Where Do Matchup Edges Actually Hit Hardest?

Here's something worth knowing: the best matchup edges aren't on the star players everyone's looking at. They're on secondary and role players priced from generic splits rather than specific matchup analysis.

Books put their best matchup modelling into the highest-volume markets: the featured QB's passing yards, the WR1's targets, the go-to scorer's points line. Those lines are carefully matchup-adjusted before they hit the board.

Secondary players get less attention. The tight end who's the third or fourth option, the WR2 whose targets spike when the WR1 draws bracket coverage, the bench guard whose minutes increase against specific defensive schemes — these players get priced from broader averages, and that's where your adjusted projection can diverge meaningfully from the line.

Best secondary matchup spots to track:

  • Tight ends against defences that give up production to the position regardless of their overall defensive ranking
  • WR2 props when the top corner is shadowing the WR1, forcing redistribution down the depth chart
  • NBA role players whose minutes expand against specific schemes that struggle with their skill set
  • Pass-catching backs against linebacker-heavy coverage units or zone defences that visibly struggle in space

Read More: How Matchups Impact Player Prop Bets

How Do You Build a Matchup-Adjusted Projection?

Three steps.

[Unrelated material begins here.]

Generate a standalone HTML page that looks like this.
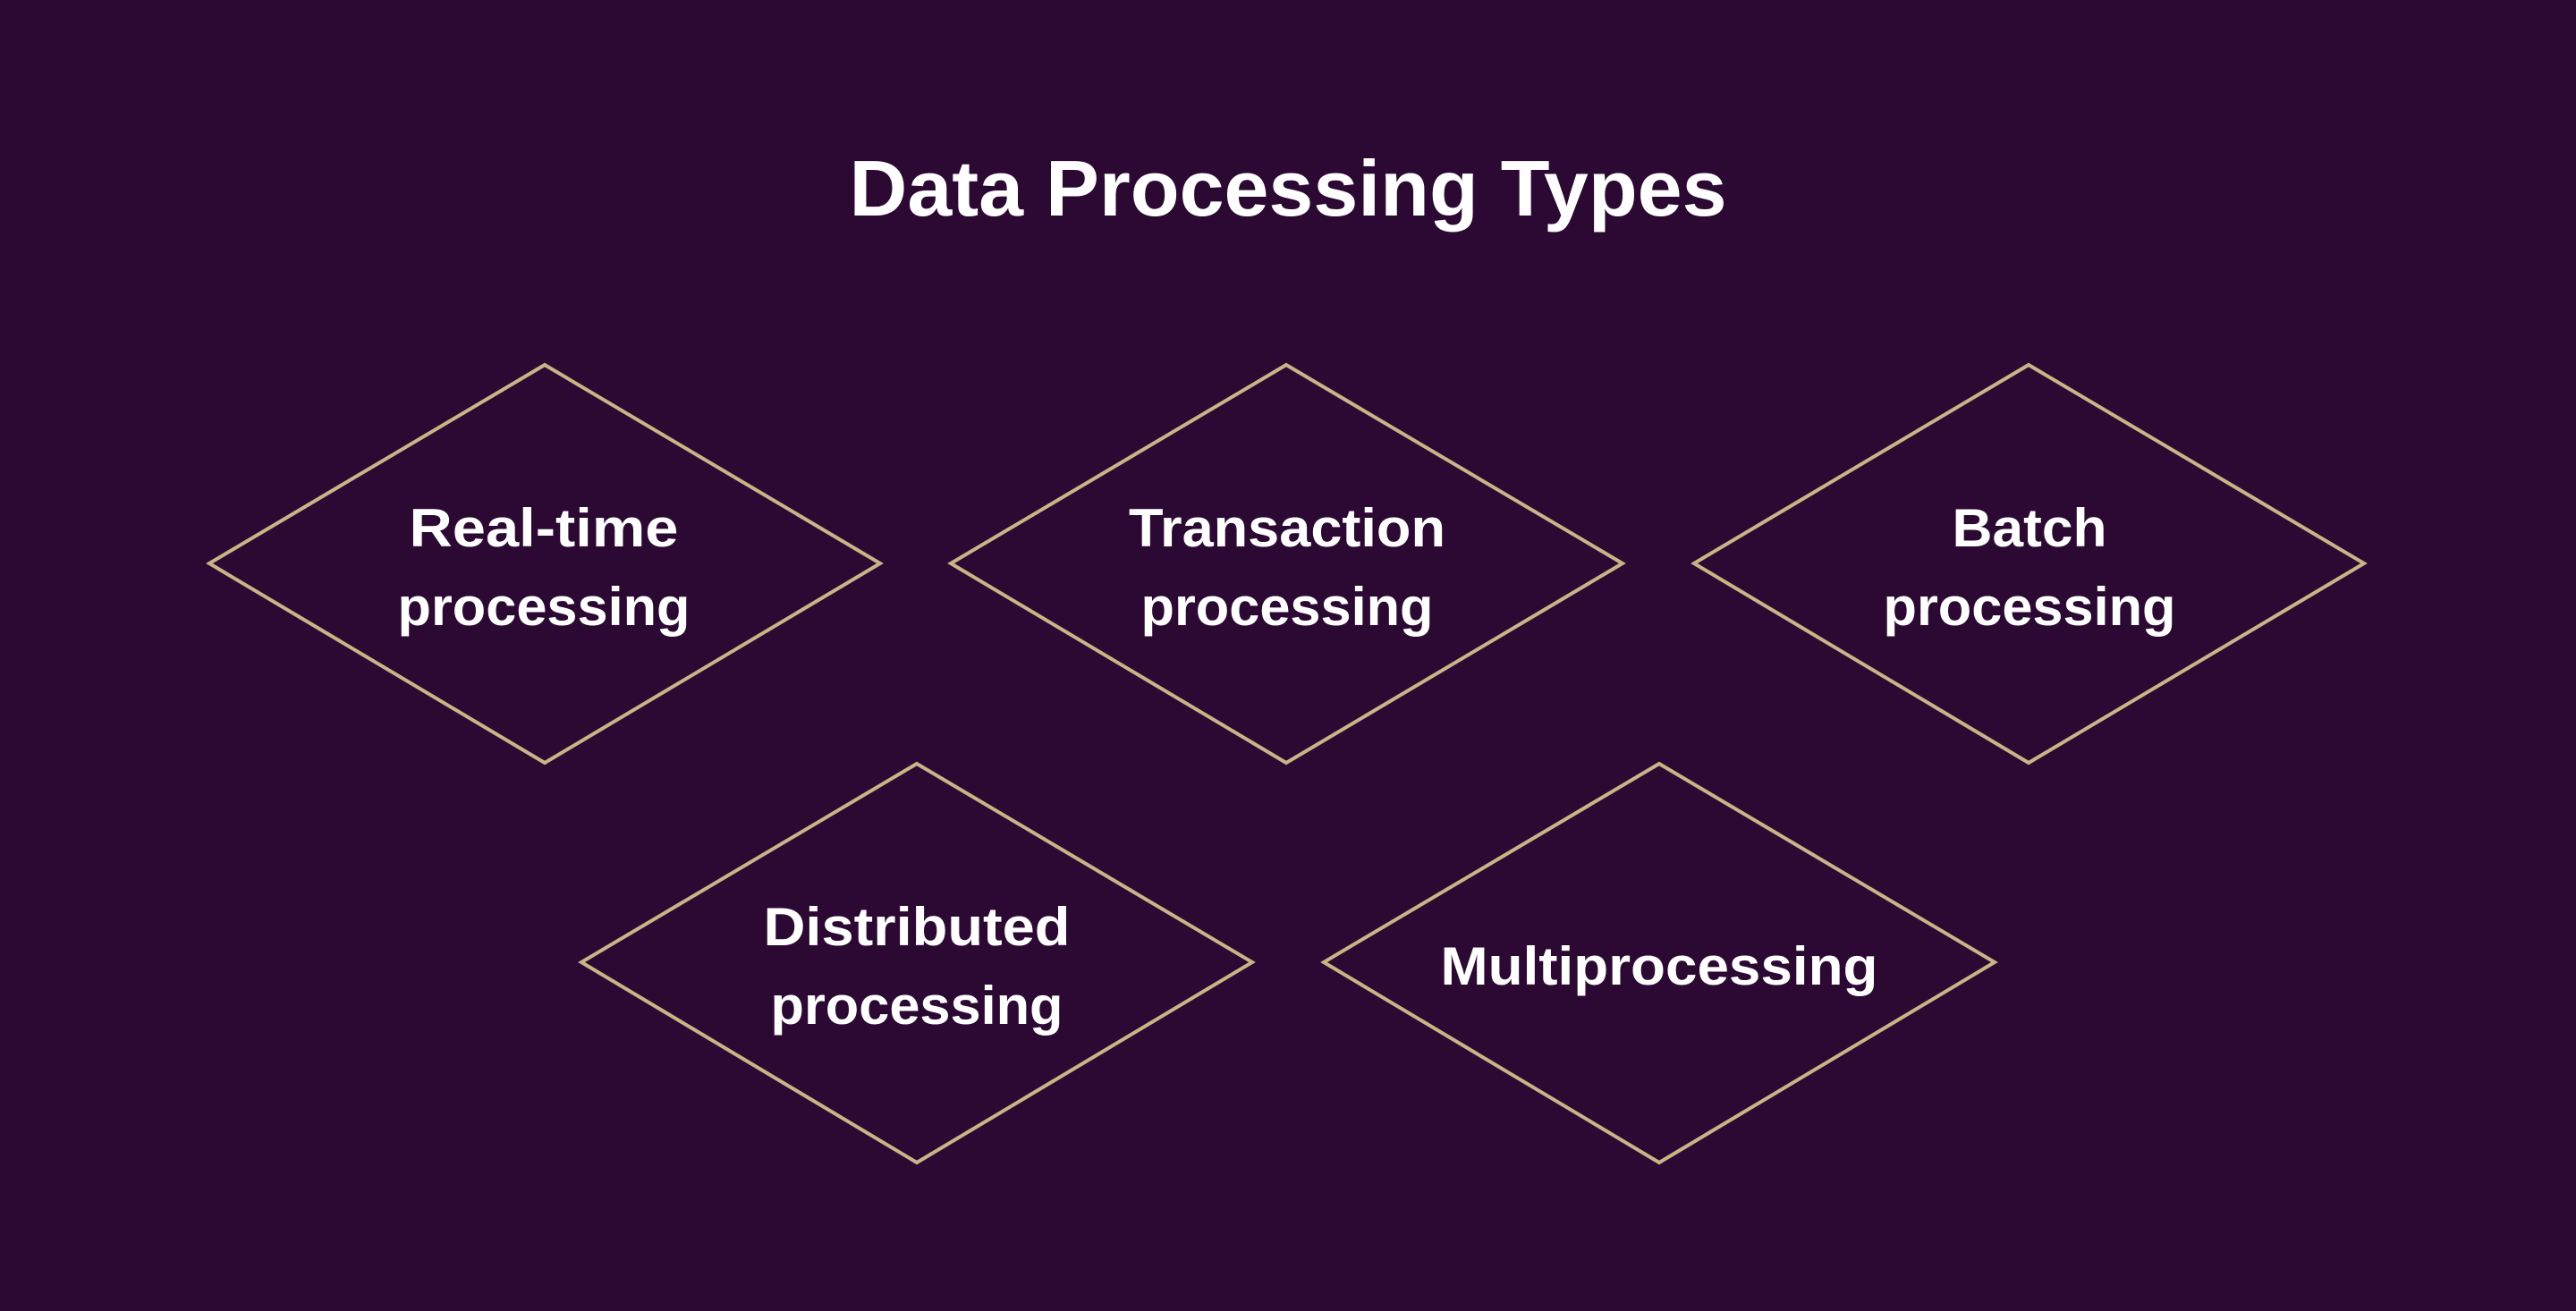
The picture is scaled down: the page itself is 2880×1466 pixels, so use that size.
<!DOCTYPE html>
<html><head><meta charset="utf-8"><style>
html,body{margin:0;padding:0;background:#2c0933;}
svg{display:block;}
text{font-family:"Liberation Sans",sans-serif;font-weight:bold;fill:#ffffff;text-anchor:middle;}
</style></head><body>
<svg width="2880" height="1466" viewBox="0 0 2880 1466" xmlns="http://www.w3.org/2000/svg">
<rect width="2880" height="1466" fill="#2c0933"/>
<text x="1440" y="241" font-size="88" textLength="981" lengthAdjust="spacingAndGlyphs">Data Processing Types</text>
<g fill="none" stroke="#c8b587" stroke-width="4" stroke-linejoin="miter">
<polygon points="609,408 984,630 609,853 234,630"/>
<polygon points="1438,408 1814,630 1438,853 1063,630"/>
<polygon points="2268,408 2643,630 2268,853 1894,630"/>
<polygon points="1025,854 1400,1076 1025,1300 650,1076"/>
<polygon points="1855,854 2230,1076 1855,1300 1480,1076"/>
</g>
<g font-size="60">
<text x="608" y="611" textLength="301" lengthAdjust="spacingAndGlyphs">Real-time</text>
<text x="608" y="699" textLength="327" lengthAdjust="spacingAndGlyphs">processing</text>
<text x="1439" y="611" textLength="354" lengthAdjust="spacingAndGlyphs">Transaction</text>
<text x="1439" y="699" textLength="327" lengthAdjust="spacingAndGlyphs">processing</text>
<text x="2269" y="611" textLength="173" lengthAdjust="spacingAndGlyphs">Batch</text>
<text x="2269" y="699" textLength="327" lengthAdjust="spacingAndGlyphs">processing</text>
<text x="1025" y="1057" textLength="343" lengthAdjust="spacingAndGlyphs">Distributed</text>
<text x="1025" y="1145" textLength="327" lengthAdjust="spacingAndGlyphs">processing</text>
<text x="1855" y="1101" textLength="489" lengthAdjust="spacingAndGlyphs">Multiprocessing</text>
</g>
</svg>
</body></html>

Keep it clean.

Step 1: Build your base projection Start from recent stats and advanced metrics for the player's confirmed role. This is your matchup-neutral number — what this player does against an average opponent.

Step 2: Apply volume and efficiency adjustments

  • Volume: does this defence give up more or fewer opportunities to this position type? Use position group splits to quantify the adjustment
  • Efficiency: does this matchup force easier or harder scoring opportunities for this player's specific style? Apply both adjustments to arrive at your matchup-adjusted projection

Step 3: Compare to the line and only act when the gap is real

  • A 1.5-point edge above the line doesn't justify a bet given standard prop juice
  • A 4 to 5-point gap backed by clear matchup reasoning is a well-supported play
  • Size your conviction to the size of the gap, not just the direction

Looking for an edge in the prop market? Head to our Player Props page to view player prop trends and streaks across multiple sportsbooks in one easy hub.

FAQ

Where do you find position group splits for NFL matchup analysis?

Pro Football Reference, Football Outsiders DVOA, and Next Gen Stats all publish defensive performance data broken down by receiver type. PFF also publishes target-allowed rates by individual cornerback, which is useful for specific WR matchup analysis.

How much should a matchup move your projection?

Typically 10 to 20% in either direction for a genuinely significant advantage or disadvantage. It's a meaningful secondary adjustment on top of usage and role projections, not a primary driver that overrides your base numbers.

Should you bet a matchup-based prop if the player's usage is unclear?

No. Matchup analysis improves a projection for a player in a confirmed role. It can't fix usage uncertainty. Get clarity on the usage baseline first.